● DATASET EXCERPT
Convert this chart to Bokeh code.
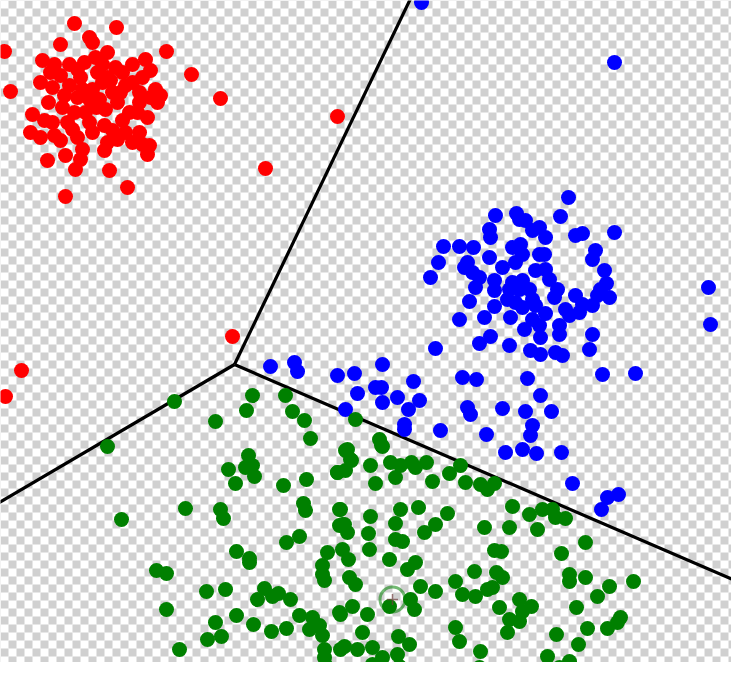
import numpy as np
from bokeh.plotting import figure
from bokeh.models import Range1d
from bokeh.embed import file_html
from bokeh.resources import INLINE

# ---------------- data (picture coordinates, y grows downward) ----------------
red_x = [82, 124, 97, 100, 68, 12, 174, 199, 18, 228, 50, 62, 77, 85, 103, 110, 123, 130, 140,
         153, 158, 48, 68, 77, 90, 100, 110, 115, 120, 133, 147, 163, 168, 165, 72, 97, 107, 125,
         147, 40, 52, 70, 82, 93, 113, 137, 155, 38, 48, 62, 68, 80, 97, 112, 120, 133, 147, 115,
         112, 150, 157, 155, 90, 73, 55, 88, 83, 117, 135, 73, 273, 345, 273, 240, 29, 13,
         58, 88, 105, 118, 128, 140, 150, 60, 85, 104, 130, 60, 75, 100, 125, 140, 85, 145, 158,
         92, 115, 56]
red_y = [31, 35, 45, 50, 52, 59, 59, 82, 99, 106, 68, 72, 72, 77, 65, 72, 75, 80, 72,
         67, 78, 90, 83, 93, 97, 97, 90, 85, 100, 93, 100, 97, 103, 110, 103, 107, 107, 110,
         110, 122, 128, 115, 120, 120, 117, 120, 125, 140, 145, 143, 148, 137, 130, 133, 138, 140, 140, 150,
         158, 152, 153, 162, 157, 163, 168, 167, 177, 178, 195, 204, 0, 124, 176, 344, 378, 404,
         80, 85, 80, 88, 100, 90, 85, 95, 105, 115, 128, 130, 130, 140, 147, 150, 145, 120, 105,
         70, 60, 110]

blue_x = [429, 622, 576, 568, 503, 524, 527, 533, 622, 583, 590, 540, 547, 553, 497, 498, 451, 467,
          481, 520, 528, 530, 547, 552, 603, 600, 446, 475, 472, 497, 510, 523, 543, 553, 612, 438,
          480, 487, 502, 520, 530, 557, 614, 608, 483, 502, 517, 527, 537, 565, 562, 617, 605, 477,
          515, 523, 540, 583, 590, 600, 502, 530, 543, 573, 577, 587, 553, 467, 492, 518, 540, 547,
          532, 567, 567, 498, 487, 548, 600, 597, 443, 517, 538, 548, 563, 570, 470, 484, 535, 610,
          643, 716, 718, 548, 559, 510, 533, 540, 538, 513, 530, 544, 569, 580, 615, 626, 609, 278,
          302, 305, 345, 362, 390, 365, 383, 389, 390, 405, 421, 427, 416, 353, 412, 412, 448, 475,
          478, 494]
blue_y = [10, 70, 205, 224, 223, 221, 227, 228, 240, 243, 241, 238, 235, 245, 237, 245, 254, 254,
          255, 255, 252, 262, 262, 262, 258, 267, 270, 270, 275, 265, 275, 270, 278, 277, 278, 285,
          280, 285, 288, 290, 288, 287, 291, 297, 295, 298, 297, 297, 297, 297, 305, 305, 303, 309,
          307, 310, 307, 303, 312, 313, 314, 315, 313, 317, 323, 320, 321, 327, 325, 325, 327, 333,
          337, 333, 342, 344, 351, 345, 342, 357, 356, 353, 358, 362, 360, 363, 385, 387, 386, 382,
          381, 295, 332, 403, 419, 416, 419, 433, 443, 460, 457, 461, 460, 491, 505, 502, 517, 374,
          370, 379, 383, 381, 372, 401, 395, 395, 410, 405, 389, 408, 417, 417, 432, 437, 438, 415,
          422, 442]

green_x = [182, 115, 260, 254, 223, 293, 300, 312, 318, 256, 253, 260, 262, 236, 243, 291, 314, 345,
           193, 129, 228, 231, 311, 313, 347, 294, 307, 347, 244, 257, 257, 335, 330, 330, 332, 164,
           174, 214, 233, 272, 265, 280, 286, 298, 174, 244, 223, 261, 307, 320, 327, 330, 279, 294,
           215, 229, 317, 187, 332, 332, 333, 347, 348, 363, 387, 389, 353, 359, 345, 353, 378, 383,
           398, 408, 419, 423, 434, 403, 440, 457, 468, 473, 488, 495, 502, 348, 350, 378, 408, 403,
           426, 443, 455, 492, 520, 537, 550, 560, 563, 573, 517, 545, 355, 358, 390, 352, 355, 376,
           377, 403, 410, 432, 350, 356, 357, 363, 397, 415, 423, 428, 443, 418, 422, 463, 470, 483,
           495, 482, 360, 348, 375, 397, 370, 406, 417, 463, 467, 488, 352, 365, 380, 390, 380, 405,
           407, 487, 593, 502, 509, 569, 504, 510, 500, 577, 577, 593, 641, 617, 605, 507, 527, 539,
           530, 517, 527, 515, 584, 564, 595, 615, 625, 628, 586, 555, 577, 577, 567]
green_y = [409, 454, 403, 418, 429, 403, 419, 428, 446, 463, 475, 473, 484, 477, 491, 493, 487, 480,
           516, 527, 517, 526, 511, 518, 517, 550, 544, 533, 559, 566, 570, 560, 573, 582, 588, 578,
           581, 599, 597, 596, 607, 604, 601, 607, 617, 623, 630, 632, 623, 625, 633, 643, 639, 636,
           647, 644, 637, 657, 657, 665, 673, 620, 657, 427, 447, 453, 458, 468, 480, 478, 473, 491,
           470, 473, 470, 475, 470, 485, 489, 481, 473, 490, 492, 497, 491, 517, 532, 524, 517, 531,
           515, 532, 521, 535, 514, 522, 517, 517, 525, 526, 535, 537, 457, 467, 454, 532, 540, 541,
           557, 547, 549, 540, 557, 567, 585, 592, 567, 577, 570, 594, 599, 607, 617, 589, 602, 604,
           597, 579, 614, 622, 622, 614, 640, 644, 652, 635, 649, 659, 654, 657, 655, 665, 672, 662,
           674, 675, 550, 558, 559, 561, 580, 585, 595, 582, 589, 585, 589, 594, 604, 615, 607, 614,
           619, 627, 629, 640, 615, 642, 636, 636, 630, 625, 652, 664, 669, 675, 675]

# highlighted (selected) sample
marked_x = [400]
marked_y = [607]

# decision boundaries: common vertex and three rays
junction = (242, 372)
boundary_end_x = [421, 0, 747]
boundary_end_y = [0, 514, 590]

# ---------------- figure ----------------
W, H = 731, 662
p = figure(width=W, height=H, output_backend="svg", toolbar_location=None,
           x_range=Range1d(8, 8 + W), y_range=Range1d(8 + H, 8),
           min_border=0, background_fill_color="white", border_fill_color="white")
p.axis.visible = False
p.grid.visible = False
p.outline_line_color = None

# transparency checkerboard background
sq = 8
cols = np.arange(0, 747 // sq + 1)
rows = np.arange(0, 678 // sq + 1)
cc, rr = np.meshgrid(cols, rows)
mask = ((cc + rr) % 2) == 1
left = (cc[mask] * sq).astype(float)
top = (rr[mask] * sq).astype(float)
p.quad(left=left, right=left + sq, top=top, bottom=top + sq,
       fill_color="#d0d0d0", line_color=None)

# boundaries
for ex, ey in zip(boundary_end_x, boundary_end_y):
    p.line([junction[0], ex], [junction[1], ey], line_color="black", line_width=3.2)

# points
p.scatter(red_x, red_y, size=15, fill_color="#ff0000", line_color=None)
p.scatter(blue_x, blue_y, size=15, fill_color="#0000ff", line_color=None)
p.scatter(green_x, green_y, size=15, fill_color="#008000", line_color=None)

p.scatter(marked_x, marked_y, marker="circle", size=25, fill_color=None,
          line_color="#008000", line_alpha=0.55, line_width=3)
p.scatter(marked_x, marked_y, marker="cross", size=11, line_color="#704040",
          line_alpha=0.7, line_width=1.5)

open("out.html", "w").write(file_html(p, INLINE))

● TASK REQUIREMENTS
With the pictures left out, restate word for word every line of the data above, from the first down to the line that contains "from bokeh.resources import INLINE".

● EXPECTED ANSWER
Convert this chart to Bokeh code.
import numpy as np
from bokeh.plotting import figure
from bokeh.models import Range1d
from bokeh.embed import file_html
from bokeh.resources import INLINE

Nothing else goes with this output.